ROB ZOMBIE: MGM Pulled Plug On Movie Over A Joke

As first reported here yesterday, ROB ZOMBIE has now officially confirmed that MGM has dropped his much-talked-about movie, House Of 1000 Corpses, several months ahead of its previously-announced Halloween release.

Speaking to MTV.com, ZOMBIE blamed the decision by MGM to distance themselves from the film on an offhand joke made by the singer during a previous MTV interview.

While speaking to Ben Affleck for an MTV "Movie House" segment early last month, ZOMBIE had explained how Universal dropped the picture because they found the content to be morally objectionable. When the actor asked about MGM, ZOMBIE joked, "Apparently they have no morals over there. They're happy for some blood."

"MGM got wind of it and got so pissed off they shut us down the next day," ZOMBIE told MTV. "We went into editing, and they were like, 'Get out.' ... They went berserk. And literally, they never called me or any of the producers. They had assistants call the editing room and they were like, 'Get out.' It was over in a second, we couldn't get any resolve on it. It was very strange."

Meanwhile, it appears that MGM is denying that they ever planned to distribute the picture in the first place.

"It was falsely announced in [Hollywood trade paper] Variety that we had the project," said an MGM spokesperson who asked not to be named. "We never had a deal with ROB ZOMBIE. We were in negotiations, let's put it that way, or we were thinking about it."

ZOMBIE, however, views the situation differently. "MGM came on board. It kind of never really got out, but they were paying all of the bills, they were editing, it was all on their dime, they were investing. So once the studio's paying their money, you know they're into it."

As a result of this most recent setback, ZOMBIE appears to have finally given up on trying to find a major studio to distribute his film and is planning on releasing the picture independently.

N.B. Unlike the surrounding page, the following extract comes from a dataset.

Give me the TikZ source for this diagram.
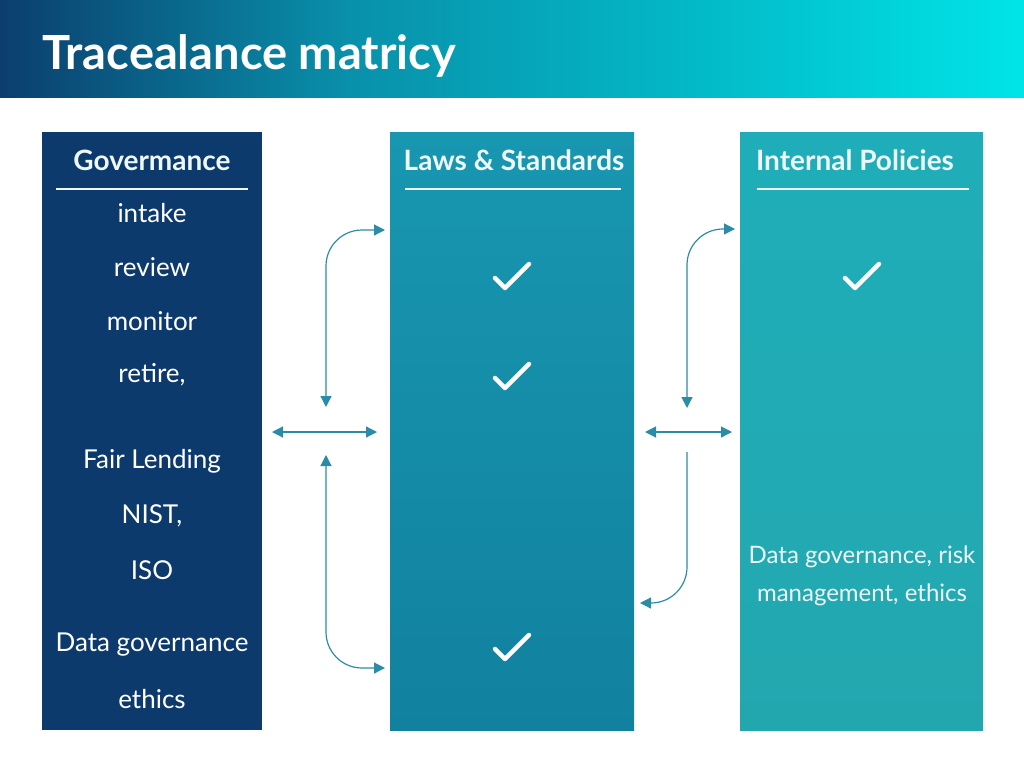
\documentclass[tikz,border=0pt]{standalone}
\usepackage{fontspec}
\setmainfont{Lato}
\usetikzlibrary{arrows.meta}
\definecolor{navy}{HTML}{0D3A6C}
\definecolor{lawtop}{HTML}{1897B1}
\definecolor{lawbot}{HTML}{11819F}
\definecolor{poltop}{HTML}{1FAEB9}
\definecolor{polbot}{HTML}{23A7AF}
\definecolor{linkcol}{HTML}{2B8CA6}
\definecolor{paper}{HTML}{EEF8F9}
\definecolor{bannera}{HTML}{0B3E6E}
\definecolor{bannerb}{HTML}{0990AA}
\definecolor{bannerc}{HTML}{03BCC9}
\definecolor{bannerd}{HTML}{00E4E8}
%% path spans 25bp..75bp of the shading
\pgfdeclarehorizontalshading{banner}{100bp}{color(0bp)=(bannera); color(25bp)=(bannera); color(42bp)=(bannerb); color(60bp)=(bannerc); color(75bp)=(bannerd); color(100bp)=(bannerd)}
\tikzset{
  column/.style={minimum width=#1, minimum height=598pt, inner sep=0pt},
  colhead/.style={text=paper, font=\fontsize{28}{32}\selectfont\bfseries},
  item/.style={text=white, font=\fontsize{26}{30}\selectfont, align=center},
  note/.style={text=paper, font=\fontsize{24}{38}\selectfont, align=center},
  headrule/.style={paper, line width=1.2pt},
  link/.style={linkcol, line width=1.2pt, rounded corners=36pt},
  checkmark/.pic={\draw[white, line width=4.5pt, line cap=round, line join=round] (-17,2) -- (-7,12) -- (17,-12);}
}
\begin{document}
\begin{tikzpicture}[x=1pt, y=-1pt]
\useasboundingbox (0,0) rectangle (1024,768);
%% banner
\fill[shading=banner] (0,0) rectangle (1024,97);
\node[anchor=base west, text=white, font=\fontsize{47}{52}\selectfont\bfseries, inner sep=0pt] (title) at (42,70) {Tracealance matricy};
%% columns
\node[column=220pt, fill=navy] (gov) at (152,431) {};
\node[column=244pt, top color=lawtop, bottom color=lawbot] (law) at (512,431) {};
\node[column=243pt, top color=poltop, bottom color=polbot] (pol) at (861.5,431) {};
\node[colhead] (govhead) at (152,160) {Govermance};
\node[colhead] (lawhead) at (514,160) {Laws \& Standards};
\node[colhead] (polhead) at (855,160) {Internal Policies};
\draw[headrule] (56,189) -- (248,189);
\draw[headrule] (405,189) -- (621,189);
\draw[headrule] (757,189) -- (969,189);
%% governance items
\node[item] (intake) at (152,213) {intake};
\node[item] (review) at (152,267) {review};
\node[item] (monitor) at (152,321) {monitor};
\node[item] (retire) at (152,375) {retire,};
\node[item] (fair) at (152,461) {Fair Lending};
\node[item] (nist) at (152,516) {NIST,};
\node[item] (iso) at (152,570) {ISO};
\node[item] (datagov) at (152,645) {Data governance};
\node[item] (ethics) at (152,699) {ethics};
\node[note] (polnote) at (862,576) {Data governance, risk\\management, ethics};
%% checks
\pic (chka) at (512,276) {checkmark};
\pic (chkb) at (512,376) {checkmark};
\pic (chkc) at (512,647) {checkmark};
\pic (chkd) at (862,276) {checkmark};
%% connectors
\coordinate (la) at (326,407);
\coordinate (lb) at (385,230);
\coordinate (lc) at (272,432);
\coordinate (ld) at (377,432);
\coordinate (le) at (326,455);
\coordinate (lf) at (385,668);
\coordinate (ra) at (687,408);
\coordinate (rb) at (735,229);
\coordinate (rc) at (645,432);
\coordinate (rd) at (732,432);
\coordinate (re) at (687,452);
\coordinate (rf) at (640,603);
\begin{scope}[{Triangle[width=11pt,length=11pt]}-{Triangle[width=11pt,length=11pt]}]
  \draw[link] (la) |- (lb);
  \draw[link] (lc) -- (ld);
  \draw[link] (le) |- (lf);
  \draw[link] (ra) |- (rb);
  \draw[link] (rc) -- (rd);
\end{scope}
\draw[link, -{Triangle[width=11pt,length=11pt]}] (re) |- (rf);
\end{tikzpicture}
\end{document}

"What I think the reality of the situation is, whether it's MGM or Universal, or whatever, the movie's not anything that a major studio wants to touch," he said. "They don't want to deal with it. Everyone will go, 'What about Hannibal?' but Hannibal's gonna make $300 million, so they're fine. What we've done now is I own the film, and I just hired a company that will do the prints and the advertising. And I'm just gonna release it myself so it cuts out the middle man."

"Looking back, it was completely unrealistic [to think a studio would release the film]. ... These studios are just such big corporate entities, owned by these other companies, and so many investors and stockholders. It's just [that] they don't want controversy.

"It's just a different time for movies," he added. "I've been talking to a lot of people in the business, and it's just like, there's a lot of movies that you love [that could not be made today]. They'd be hard pressed to get Taxi Driver made now."